Unfortunately those exacting standards are all but impossible to do in practice, and certainly at any scale. An OTP is effectively a long string of completely, truly random characters, which you “add” to the characters of your own message, to create what looks like gibberish. The recipient has to use the exact same pad (and know exactly where to start using it) to decrypt it, and the pad of random characters has to be at least as long as the message.

This becomes a bit of a chicken-and-egg problem, as to send a message using OTP, you first have to send the OTP content itself in an absolutely secure way.

The rest of symmetric key encryption - which just means a type of encryption where both the sender and receiver must have some sort of shared secret before they can encrypt, shares many of these same challenges – how to get those first secret keys shared, and what to do if you need to replace them?

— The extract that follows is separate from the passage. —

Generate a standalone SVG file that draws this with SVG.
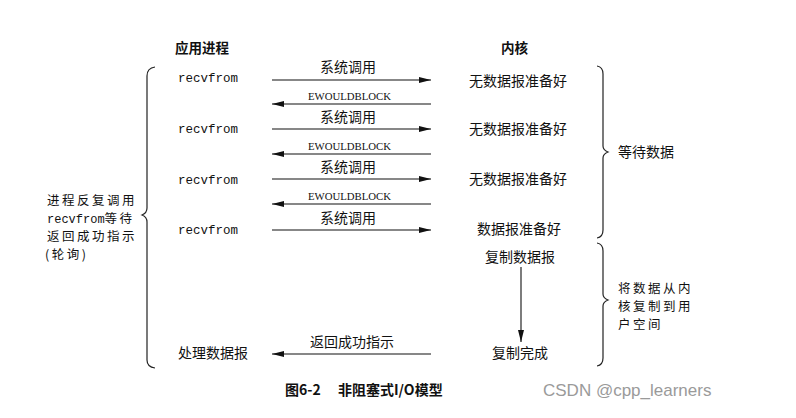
<svg xmlns="http://www.w3.org/2000/svg" width="796" height="418" viewBox="0 0 796 418">
<style>
.t{font-family:"Noto Sans CJK SC","Liberation Sans",sans-serif;font-size:14px;fill:#111}
.s{font-family:"Noto Sans CJK SC","Liberation Sans",sans-serif;font-size:12.5px;letter-spacing:2.5px;fill:#111}
.h{font-family:"Noto Sans CJK SC","Liberation Sans",sans-serif;font-size:13.5px;font-weight:bold;fill:#111}
.m{font-family:"Liberation Mono","Noto Sans CJK SC",monospace;font-size:12.5px;fill:#111}
.e{font-family:"Liberation Serif",serif;font-size:10px;fill:#111}
.ln{stroke:#111;stroke-width:1.1;fill:none}
.br{stroke:#222;stroke-width:1.2;fill:none}
</style>
<defs>
<marker id="ah" viewBox="0 0 12 6" refX="12" refY="3" markerWidth="12" markerHeight="6" markerUnits="userSpaceOnUse" orient="auto">
<path d="M0,0 L12,3 L0,6 Z" fill="#111"/>
</marker>
</defs>
<g id="headers">
<text class="h" x="175" y="53">应用进程</text>
<text class="h" x="501" y="53">内核</text>
</g>
<g id="app">
<text class="m" x="178" y="82">recvfrom</text>
<text class="m" x="178" y="133">recvfrom</text>
<text class="m" x="178" y="184">recvfrom</text>
<text class="m" x="178" y="234">recvfrom</text>
<text class="t" x="178" y="358">处理数据报</text>
</g>
<g id="kernel">
<text class="t" x="469" y="86">无数据报准备好</text>
<text class="t" x="469" y="134">无数据报准备好</text>
<text class="t" x="469" y="184">无数据报准备好</text>
<text class="t" x="477" y="234">数据报准备好</text>
<text class="t" x="485" y="262">复制数据报</text>
<text class="t" x="492" y="358">复制完成</text>
</g>
<g id="connectors">
<line class="ln" x1="272" y1="80" x2="431" y2="80" marker-end="url(#ah)"/>
<line class="ln" x1="431" y1="104" x2="272" y2="104" marker-end="url(#ah)"/>
<line class="ln" x1="272" y1="129" x2="431" y2="129" marker-end="url(#ah)"/>
<line class="ln" x1="431" y1="154" x2="272" y2="154" marker-end="url(#ah)"/>
<line class="ln" x1="272" y1="179" x2="431" y2="179" marker-end="url(#ah)"/>
<line class="ln" x1="431" y1="204" x2="272" y2="204" marker-end="url(#ah)"/>
<line class="ln" x1="272" y1="230" x2="431" y2="230" marker-end="url(#ah)"/>
<line class="ln" x1="431" y1="354" x2="272" y2="354" marker-end="url(#ah)"/>
<line class="ln" x1="521" y1="267" x2="521" y2="342" marker-end="url(#ah)"/>
</g>
<g id="labels">
<text class="t" x="320" y="72">系统调用</text>
<text class="e" x="308" y="100" textLength="83" lengthAdjust="spacingAndGlyphs">EWOULDBLOCK</text>
<text class="t" x="320" y="122">系统调用</text>
<text class="e" x="308" y="150" textLength="83" lengthAdjust="spacingAndGlyphs">EWOULDBLOCK</text>
<text class="t" x="320" y="172">系统调用</text>
<text class="e" x="308" y="200" textLength="83" lengthAdjust="spacingAndGlyphs">EWOULDBLOCK</text>
<text class="t" x="320" y="223">系统调用</text>
<text class="t" x="310" y="347">返回成功指示</text>
</g>
<g id="left-brace">
<path class="br" d="M155,67 Q147,68 147,76 L147,208 Q147,213 142,215 Q147,217 147,222 L147,360 Q147,367 155,368"/>
<text class="s" x="47" y="205">进程反复调用</text>
<text class="s" x="47" y="223"><tspan class="m" style="font-size:12px;letter-spacing:0">recvfrom</tspan>等待</text>
<text class="s" x="47" y="241">返回成功指示</text>
<text class="s" x="45" y="259">(轮询)</text>
</g>
<g id="wait-brace">
<path class="br" d="M597,66 Q603,67 603,74 L603,146 Q603,150 608,152 Q603,154 603,158 L603,230 Q603,237 597,238"/>
<text class="t" x="618" y="157">等待数据</text>
</g>
<g id="copy-brace">
<path class="br" d="M597,243 Q603,244 603,251 L603,294 Q603,298 608,300 Q603,302 603,306 L603,358 Q603,365 597,366"/>
<text class="s" x="618" y="293">将数据从内</text>
<text class="s" x="618" y="311">核复制到用</text>
<text class="s" x="618" y="329">户空间</text>
</g>
<g id="caption">
<text class="h" x="285" y="395" style="font-size:14px">图6-2</text>
<text class="h" x="338" y="395" style="font-size:14px">非阻塞式I/O模型</text>
<text x="543" y="396" style="font-family:'Liberation Sans',sans-serif;font-size:17px;fill:#9a9a9a">CSDN @cpp_learners</text>
</g>
</svg>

What does a better encryption system look like?

Brainstorm with participants some features of an encoding systems - what protections it provides, how usable it is, and so on. Some key points to pull out of this brainstorm:

• Only I should be able to read messages sent to me
• It should not be simple to break or reverse-engineer, even by a powerful computer
• This rules out any “simple” substitution cipher like the ones discussed above
• People communicating shouldn’t have to exchange a secret code before they can exchange secret information
• Additional points that are useful for building on later:
• I should be able to verify who sent me a secret message
• The type of information I’m sending and other “metadata” should also be hidden

What Asymmetric Encryption is

Asymmetric encryption takes advantage of some quirks in math to be able to get beyond the limits of otherwise-powerful One Time Pads and similar symmetric encryption tools - they allow you to share, absolutely publicly, a piece of information that enables people to create messages that only the person with a mathematically corresponding piece of information can read. We will actually work through the math behind this in the next portion, but at it’s root it exploits the hard fact that multiplication is a lot easier, from a computational standpoint, than division is.